Preview – Slime-san

2D platformers are hardly unique or even rare releases. So many indie games these days seem to follow the old classic run and jump gameplay, perhaps because it’s so simple and effective, but it’s only the ones that take this familiar genre somewhere new that are remembered fondly. Whilst Limbo, Ori and the Blind Forest, and even last year’s Inside pull in the player through the interesting worlds they create, Slime-san is much more akin to the challenging side of platforming, where the likes of Electronic Super Joy, Super Meat Boy, and my personal favourite N++ lie. And yes, it does it well. Not only does the game deliver on its promise that every level has new stage mechanics/threats to stimulate the player but it has a ton of content, replayability, and charm. Plus, it manages to do all that using only about 4 colours.

In Slime-san, as the name may suggest, the player controls a blob of slime who, along with his bird ally, gets swallowed by a giant worm and the goal is to get out. Even with the NPC interactions there is nothing more to the story than that, everything else is mostly just for fun. Still, being a slime sets the pretense for a major ability that the gameplay relies on. Besides the usual moving left and right, jumping, and the power to dash are some more advanced controls. The first and hardest to pull off is a dash-jump which is done exactly how it sounds but requires impeccable timing to reach the farthest distance possible. Most importantly, however, is the the game’s unique mechanic that lets the player to slip through porous, normally solid, blocks and simultaneously slows down time to allow for the necessary precision, especially when needing to switch modes multiple times quickly. Using these basic movement abilities the player is presented with the epic task of not touching red stuff, including platforms, enemies, buzzsaws etc and reaching the end zone in each stage as the levels go from child’s play to requiring complete focus and cat-like reflexes throughout the course of the game.
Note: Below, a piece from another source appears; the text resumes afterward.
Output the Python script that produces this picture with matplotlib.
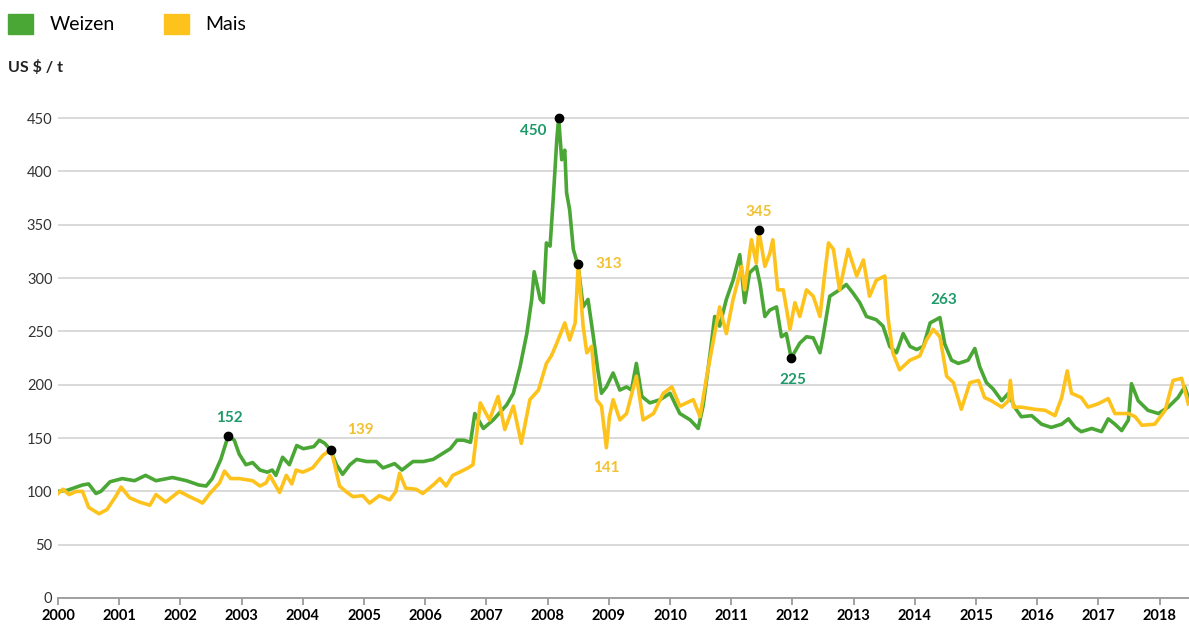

As mentioned, each of the 100 levels (usually 4 rooms each, barring a few boss fights and the more interesting of stages), are built around a unique mechanic such as having to open locked doors by touching keys or needing to ride on the backs of slug creatures to cross large gaps. This, combined with the fact there’s a timer for an approaching wall of death forcing the player to push faster, genuinely keeps the game interesting throughout and not once did I get bored of the ‘same old platforming’. On top of that, for an added challenge, every level has a time to beat and most every room in the game has a collectible apple that tests players’ ability and speed even further. These are good for completion’s sake, yes, but they are also used as currency for new characters (that all come with unique play styles) and other various frivolities, such as cosmetic upgrades. There’s just so much to do and that’s without mentioning secret areas, New Game+, and boss rush mode etc.

Although, Slime-san certainly isn’t without flaws. The single most important thing when it comes to action platformers is perfectly tight controls, which I feel is unfortunately lacking here. Mainly, I’m not a fan that it’s not possible to dash in any direction, so it’s quite often I’ll dash left or right when actually trying to dash up because of the strict analog controls. This and the falling acceleration quickly become irritating as they easily throw you off when it’s necessary to complete a highly difficult area and even though I know it’s my own fault it feels cheap, not like something I want to keep going at to overcome. There are other common bugs and glitches too, like falling through or getting stuck to the edges of blocks but these are currently being ironed out by the dev team for the release on April 7th. From the beta, which allows bugs to be reported very easily, it’s clear to see how much effort is being put into fixing these issues and hopefully the game will continue to be supported so well after release.

In general, if minimalistic pixel art, relaxing chiptune music, or formidable platforming is your thing, Slime-san is something I’d definitely recommend. It may not be the all time great but it’s entertaining and absolutely packed with stuff to do. It’s a game that’s easy to pick up when you have 5 minutes to spare only to realise that you’ve lost a couple of hours. I know I’ll be going back for some of those harder to reach apples and to maybe even try my hand at some more time trials, although I’m pretty sure you have to actually be Slime-san to get them all.